To be sure there is less physical suffering, less pain. War and famine and bitter cold are not the sleuthhounds that they once were. The dungeons and flames of brutal laws and bigoted religions have mostly passed away. Life is on the average longer, its days of sickness fewer, justice is more within reach, mercy is more bountifully dispensed, the tender eye of pity is ever unscarfed.

But under what difficulties have these results been secured! What floods of tears and blood, what long wails of woe, sound down the centuries of the past, poured forth by humanity in its desperate struggle for a better life—a struggle which was blind, unconscious of its aims, unknowing of the means by which they should be obtained, groping in darkness for the track leading it knew not whither!

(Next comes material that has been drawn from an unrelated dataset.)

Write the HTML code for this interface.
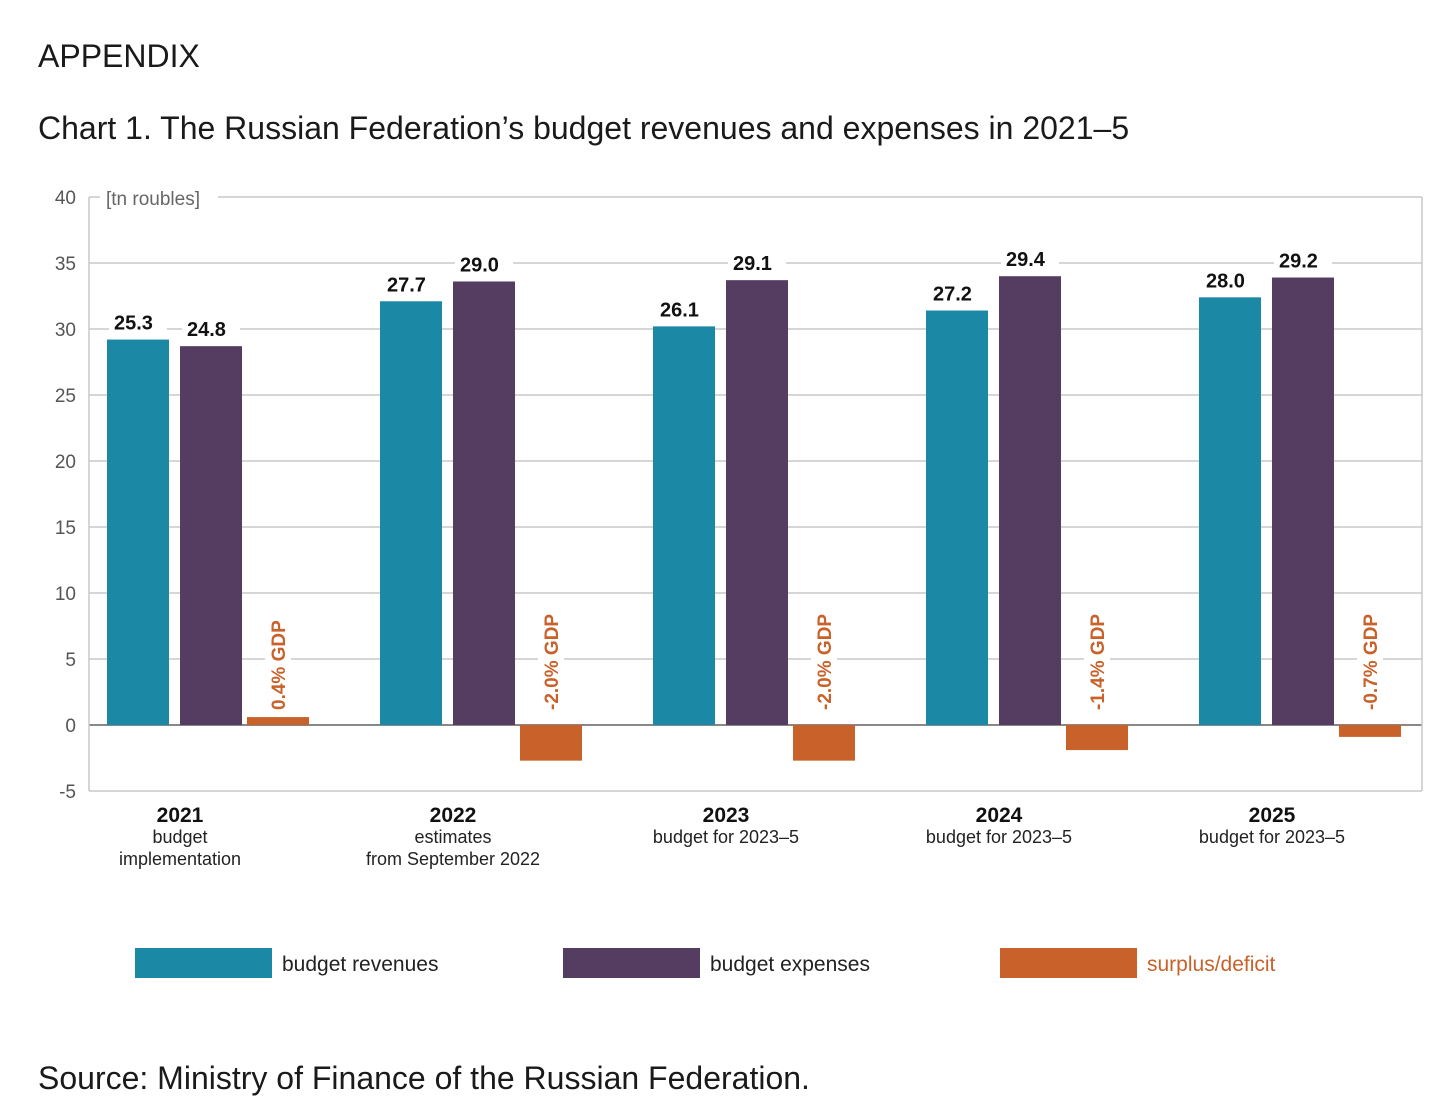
<!DOCTYPE html>
<html><head><meta charset="utf-8">
<style>
html,body{margin:0;padding:0;background:#fff;width:1456px;height:1109px;overflow:hidden}
.h{position:absolute;left:38px;font-family:"Liberation Sans",sans-serif;color:#1a1a1a}
</style></head>
<body>
<div class="h" style="top:38px;font-size:32px">APPENDIX</div>
<div class="h" style="top:110px;font-size:32px">Chart 1. The Russian Federation’s budget revenues and expenses in 2021–5</div>
<div class="h" style="top:1060px;font-size:32px">Source: Ministry of Finance of the Russian Federation.</div>
<svg id="chart" width="1456" height="1109" style="position:absolute;left:0;top:0" font-family="Liberation Sans, sans-serif"></svg>
<script>
const years=["2021","2022","2023","2024","2025"];
const subs=[["budget","implementation"],["estimates","from September 2022"],["budget for 2023–5"],["budget for 2023–5"],["budget for 2023–5"]];
const revenues=[29.2,32.1,30.2,31.4,32.4];
const expenses=[28.7,33.6,33.7,34.0,33.9];
const balance=[0.6,-2.7,-2.7,-1.9,-0.9];
const revLabels=["25.3","27.7","26.1","27.2","28.0"];
const expLabels=["24.8","29.0","29.1","29.4","29.2"];
const gdpLabels=["0.4% GDP","-2.0% GDP","-2.0% GDP","-1.4% GDP","-0.7% GDP"];
const yTicks=[40,35,30,25,20,15,10,5,0,-5];

const NS="http://www.w3.org/2000/svg";
const svg=document.getElementById('chart');
function el(t,a,txt){const e=document.createElementNS(NS,t);for(const k in a)e.setAttribute(k,a[k]);if(txt!==undefined)e.textContent=txt;svg.appendChild(e);return e;}
const y=v=>725-v*13.2;
const pc=i=>175+i*273;
const BW=62;
const C={rev:"#1b89a5",exp:"#553d62",def:"#c8622a",grid:"#c8c8c8",tick:"#555"};

// grid
yTicks.forEach(t=>{
  const g=el('line',{x1:89,x2:1422,y1:y(t),y2:y(t),stroke:t===0?"#888":C.grid,'stroke-width':t===0?2:1.5});
  
  
  const l=el('text',{x:76,y:y(t)+7,'text-anchor':'end','font-size':19,fill:C.tick},String(t));
  
  
});
const fr=el('line',{x1:89,x2:89,y1:y(40),y2:y(-5),stroke:C.grid,'stroke-width':1.5});


const fr2=el('line',{x1:1422,x2:1422,y1:y(40),y2:y(-5),stroke:C.grid,'stroke-width':1.5});


const ub=el('rect',{x:100,y:y(40)-12,width:118,height:24,fill:'#fff'});


const ut=el('text',{x:106,y:y(40)+8,'font-size':19,fill:'#666'},'[tn roubles]');



function valLabel(x,v,txt,name){
  const b=el('rect',{x:x+2,y:y(v)-30,width:58,height:22,fill:'#fff'});
  
  
  const t=el('text',{x:x+7,y:y(v)-10,'font-size':20,'font-weight':'bold',fill:'#111'},txt);
  
  
}
years.forEach((yr,i)=>{
  const c=pc(i);
  const rx=c-68, ex=c+5, dx=c+72;
  const r=el('rect',{x:rx,y:y(revenues[i]),width:BW,height:y(0)-y(revenues[i]),fill:C.rev});
  
  
  const e=el('rect',{x:ex,y:y(expenses[i]),width:BW,height:y(0)-y(expenses[i]),fill:C.exp});
  
  
  const v=balance[i];
  const d=el('rect',{x:dx,y:Math.min(y(v),y(0)),width:BW,height:Math.abs(y(v)-y(0)),fill:C.def});
  
  
  valLabel(rx,revenues[i],revLabels[i],'revenue-value-'+yr);
  valLabel(ex,expenses[i],expLabels[i],'expense-value-'+yr);
  const gx=dx+BW/2;
  const gb=el('rect',{x:gx-13,y:612,width:26,height:104,fill:'#fff'});
  
  
  const g=el('text',{x:gx+7,y:710,'font-size':19,'font-weight':'bold',fill:C.def,transform:`rotate(-90 ${gx+7} 710)`},gdpLabels[i]);
  
  
  const yl=el('text',{x:c+5,y:822,'text-anchor':'middle','font-size':21,'font-weight':'bold',fill:'#111'},yr);
  
  
  subs[i].forEach((s,k)=>{
    const sl=el('text',{x:c+5,y:843+k*22,'text-anchor':'middle','font-size':18,fill:'#222'},s);
    
    
  });
});
// legend
const leg=[["budget revenues",C.rev,135,"#222"],["budget expenses",C.exp,563,"#222"],["surplus/deficit",C.def,1000,C.def]];
leg.forEach(([t,col,x,tc])=>{
  const s=el('rect',{x:x,y:948,width:137,height:30,fill:col});
  
  
  const l=el('text',{x:x+147,y:971,'font-size':21,fill:tc},t);
  
  
});
</script>
</body></html>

Ignorant of his past, ignorant of his real needs, ignorant of himself, man has blundered and stumbled up the thorny path of progress for tens of thousands of years. Mighty states, millions of individuals, have been hurled to destruction in the perilous ascent, mistaking the way, pursuing false paths, following blind guides,

Now anthropology steps in, the new Science of Man, offering the knowledge of what he has been and is, the young but wise teacher, revealing the future by the unwavering light of the past, offering itself as man's trusty mentor and friend, ready to conduct him by sure steps upward and onward to the highest summit which his nature is capable of attaining; and who dares set a limit to that?

This is the final aim of anthropology, the lofty ambition which the student of this science deliberately sets before himself. Who will point to a worthier or a nobler one?